Ещё у них была квартира на третьем (!) этаже, с балконом, чёрным ходом, здоровенской кухней, двумя комнатищами и главное — со звонком на двери! С самого детства (то есть года полтора уже), подходя к их парадному, Миша сладко предвкушал тот миг, когда ему позволят нажать на чёрную кнопку. Даже, когда они уходили, и сонный Миша сидел на папиной шее, он умоляюще смотрел на дядю Юзю — и тот всегда разрешал нажать ещё разок, на прощанье.
А ещё у них была домработница, девушка из деревни, которую тётя Рива звала Люда, а когда Люды не было, то просто «Она».
А ещё к ним приходила родственница кого-то из них, старая, пергаментная, сморщенная, Мишин папа говорил — «восковой спелости», женщина, которую все почему-то называли то ли ласково, то ли уничижительно — Розалька. Даже пятилетний Ноля.
И ещё был — и это главное — сам Ноля, светловолосый, голубоглазый, с низким лбом и без переносицы. Миша поначалу удивлялся его имени и, если честно, вообще подозревал, что это дразнилка.
Как тебя зовут? — спросил Миша, когда первый раз увидал его, — Нолина семья только переехала из Киева.
— Нолик, — важно сказал Ноля.
— Нолик? — захохотал Миша, — а я Крестик!
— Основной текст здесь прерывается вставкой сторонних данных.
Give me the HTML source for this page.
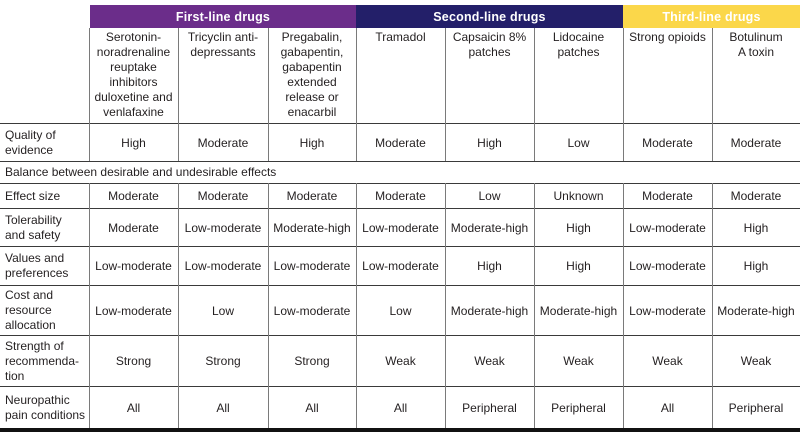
<!DOCTYPE html>
<html>
<head>
<meta charset="utf-8">
<style>
  html,body{margin:0;padding:0;background:#fff;}
  body{width:800px;height:438px;position:relative;overflow:hidden;
       font-family:"Liberation Sans",sans-serif;font-size:12px;color:#231f20;}
  .band{position:absolute;top:5px;height:23px;color:#fff;font-weight:bold;font-size:12.5px;
        display:flex;align-items:center;justify-content:center;letter-spacing:0.2px;}
  .h{position:absolute;height:1px;background:#3a3a3a;left:0;width:800px;}
  .v{position:absolute;width:1px;background:#7a7a7a;}
  .hc{position:absolute;top:30px;text-align:center;line-height:15px;white-space:nowrap;}
  .lab{position:absolute;left:5px;line-height:15px;white-space:nowrap;display:flex;align-items:center;}
  .c{position:absolute;display:flex;align-items:center;justify-content:center;white-space:nowrap;}
</style>
</head>
<body>
<!-- header bands -->
<div class="band" style="left:90px;width:266px;background:#6b2d8a;">First-line drugs</div>
<div class="band" style="left:356px;width:267px;background:#231f69;">Second-line drugs</div>
<div class="band" style="left:623px;width:177px;background:#fbd74a;">Third-line drugs</div>

<!-- horizontal lines -->
<div class="h" style="top:123px;"></div>
<div class="h" style="top:161px;"></div>
<div class="h" style="top:183px;"></div>
<div class="h" style="top:208px;"></div>
<div class="h" style="top:246px;"></div>
<div class="h" style="top:285px;"></div>
<div class="h" style="top:335px;"></div>
<div class="h" style="top:386px;"></div>
<div class="h" style="top:428px;height:4px;background:#111;"></div>

<!-- vertical lines -->
<div class="v" style="left:89px;top:28px;height:133px;"></div>
<div class="v" style="left:178px;top:28px;height:133px;"></div>
<div class="v" style="left:268px;top:28px;height:133px;"></div>
<div class="v" style="left:356px;top:28px;height:133px;"></div>
<div class="v" style="left:445px;top:28px;height:133px;"></div>
<div class="v" style="left:534px;top:28px;height:133px;"></div>
<div class="v" style="left:623px;top:28px;height:133px;"></div>
<div class="v" style="left:712px;top:28px;height:133px;"></div>

<div class="v" style="left:89px;top:183px;height:245px;"></div>
<div class="v" style="left:178px;top:183px;height:245px;"></div>
<div class="v" style="left:268px;top:183px;height:245px;"></div>
<div class="v" style="left:356px;top:183px;height:245px;"></div>
<div class="v" style="left:445px;top:183px;height:245px;"></div>
<div class="v" style="left:534px;top:183px;height:245px;"></div>
<div class="v" style="left:623px;top:183px;height:245px;"></div>
<div class="v" style="left:712px;top:183px;height:245px;"></div>

<!-- header cells -->
<div class="hc" style="left:89px;width:89px;">Serotonin-<br>noradrenaline<br>reuptake<br>inhibitors<br>duloxetine and<br>venlafaxine</div>
<div class="hc" style="left:178px;width:90px;">Tricyclin anti-<br>depressants</div>
<div class="hc" style="left:268px;width:88px;">Pregabalin,<br>gabapentin,<br>gabapentin<br>extended<br>release or<br>enacarbil</div>
<div class="hc" style="left:356px;width:89px;">Tramadol</div>
<div class="hc" style="left:445px;width:89px;">Capsaicin 8%<br>patches</div>
<div class="hc" style="left:534px;width:89px;">Lidocaine<br>patches</div>
<div class="hc" style="left:623px;width:89px;">Strong opioids</div>
<div class="hc" style="left:712px;width:88px;">Botulinum<br>A toxin</div>

<!-- left labels -->
<div class="lab" style="top:124px;height:37px;">Quality of<br>evidence</div>
<div class="lab" style="top:161px;height:22px;">Balance between desirable and undesirable effects</div>
<div class="lab" style="top:184px;height:24px;">Effect size</div>
<div class="lab" style="top:209px;height:37px;">Tolerability<br>and safety</div>
<div class="lab" style="top:247px;height:38px;">Values and<br>preferences</div>
<div class="lab" style="top:286px;height:49px;">Cost and<br>resource<br>allocation</div>
<div class="lab" style="top:336px;height:50px;">Strength of<br>recommenda-<br>tion</div>
<div class="lab" style="top:387px;height:41px;">Neuropathic<br>pain conditions</div>

<!-- Quality of evidence -->
<div class="c" style="left:89px;width:89px;top:124px;height:37px;">High</div>
<div class="c" style="left:178px;width:90px;top:124px;height:37px;">Moderate</div>
<div class="c" style="left:268px;width:88px;top:124px;height:37px;">High</div>
<div class="c" style="left:356px;width:89px;top:124px;height:37px;">Moderate</div>
<div class="c" style="left:445px;width:89px;top:124px;height:37px;">High</div>
<div class="c" style="left:534px;width:89px;top:124px;height:37px;">Low</div>
<div class="c" style="left:623px;width:89px;top:124px;height:37px;">Moderate</div>
<div class="c" style="left:712px;width:88px;top:124px;height:37px;">Moderate</div>

<!-- Effect size -->
<div class="c" style="left:89px;width:89px;top:184px;height:24px;">Moderate</div>
<div class="c" style="left:178px;width:90px;top:184px;height:24px;">Moderate</div>
<div class="c" style="left:268px;width:88px;top:184px;height:24px;">Moderate</div>
<div class="c" style="left:356px;width:89px;top:184px;height:24px;">Moderate</div>
<div class="c" style="left:445px;width:89px;top:184px;height:24px;">Low</div>
<div class="c" style="left:534px;width:89px;top:184px;height:24px;">Unknown</div>
<div class="c" style="left:623px;width:89px;top:184px;height:24px;">Moderate</div>
<div class="c" style="left:712px;width:88px;top:184px;height:24px;">Moderate</div>

<!-- Tolerability -->
<div class="c" style="left:89px;width:89px;top:209px;height:37px;">Moderate</div>
<div class="c" style="left:178px;width:90px;top:209px;height:37px;">Low-moderate</div>
<div class="c" style="left:268px;width:88px;top:209px;height:37px;">Moderate-high</div>
<div class="c" style="left:356px;width:89px;top:209px;height:37px;">Low-moderate</div>
<div class="c" style="left:445px;width:89px;top:209px;height:37px;">Moderate-high</div>
<div class="c" style="left:534px;width:89px;top:209px;height:37px;">High</div>
<div class="c" style="left:623px;width:89px;top:209px;height:37px;">Low-moderate</div>
<div class="c" style="left:712px;width:88px;top:209px;height:37px;">High</div>

<!-- Values -->
<div class="c" style="left:89px;width:89px;top:247px;height:38px;">Low-moderate</div>
<div class="c" style="left:178px;width:90px;top:247px;height:38px;">Low-moderate</div>
<div class="c" style="left:268px;width:88px;top:247px;height:38px;">Low-moderate</div>
<div class="c" style="left:356px;width:89px;top:247px;height:38px;">Low-moderate</div>
<div class="c" style="left:445px;width:89px;top:247px;height:38px;">High</div>
<div class="c" style="left:534px;width:89px;top:247px;height:38px;">High</div>
<div class="c" style="left:623px;width:89px;top:247px;height:38px;">Low-moderate</div>
<div class="c" style="left:712px;width:88px;top:247px;height:38px;">High</div>

<!-- Cost -->
<div class="c" style="left:89px;width:89px;top:286px;height:49px;">Low-moderate</div>
<div class="c" style="left:178px;width:90px;top:286px;height:49px;">Low</div>
<div class="c" style="left:268px;width:88px;top:286px;height:49px;">Low-moderate</div>
<div class="c" style="left:356px;width:89px;top:286px;height:49px;">Low</div>
<div class="c" style="left:445px;width:89px;top:286px;height:49px;">Moderate-high</div>
<div class="c" style="left:534px;width:89px;top:286px;height:49px;">Moderate-high</div>
<div class="c" style="left:623px;width:89px;top:286px;height:49px;">Low-moderate</div>
<div class="c" style="left:712px;width:88px;top:286px;height:49px;">Moderate-high</div>

<!-- Strength -->
<div class="c" style="left:89px;width:89px;top:336px;height:50px;">Strong</div>
<div class="c" style="left:178px;width:90px;top:336px;height:50px;">Strong</div>
<div class="c" style="left:268px;width:88px;top:336px;height:50px;">Strong</div>
<div class="c" style="left:356px;width:89px;top:336px;height:50px;">Weak</div>
<div class="c" style="left:445px;width:89px;top:336px;height:50px;">Weak</div>
<div class="c" style="left:534px;width:89px;top:336px;height:50px;">Weak</div>
<div class="c" style="left:623px;width:89px;top:336px;height:50px;">Weak</div>
<div class="c" style="left:712px;width:88px;top:336px;height:50px;">Weak</div>

<!-- Neuropathic -->
<div class="c" style="left:89px;width:89px;top:387px;height:41px;">All</div>
<div class="c" style="left:178px;width:90px;top:387px;height:41px;">All</div>
<div class="c" style="left:268px;width:88px;top:387px;height:41px;">All</div>
<div class="c" style="left:356px;width:89px;top:387px;height:41px;">All</div>
<div class="c" style="left:445px;width:89px;top:387px;height:41px;">Peripheral</div>
<div class="c" style="left:534px;width:89px;top:387px;height:41px;">Peripheral</div>
<div class="c" style="left:623px;width:89px;top:387px;height:41px;">All</div>
<div class="c" style="left:712px;width:88px;top:387px;height:41px;">Peripheral</div>
</body>
</html>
— Ты дурак! — презрительно одёрнул его Ноля. И больше не удостаивал чести беседовать. А Миша всё приставал к родителям, как, мол, его зовут на самом деле, мол, что ж, мне так его ноликом и называть?
Потом они всё же помирились и разобрались. А со временем Миша даже и привык и уже не мог называть его иначе даже в своих «внутренних» — т. е. внутри головы — играх. Тем более, что однажды, снизойдя, Нолик объяснил, что то, что Мише показалось дразнилкой, на самом деле — уменьшительная форма величественного имени Арнольд.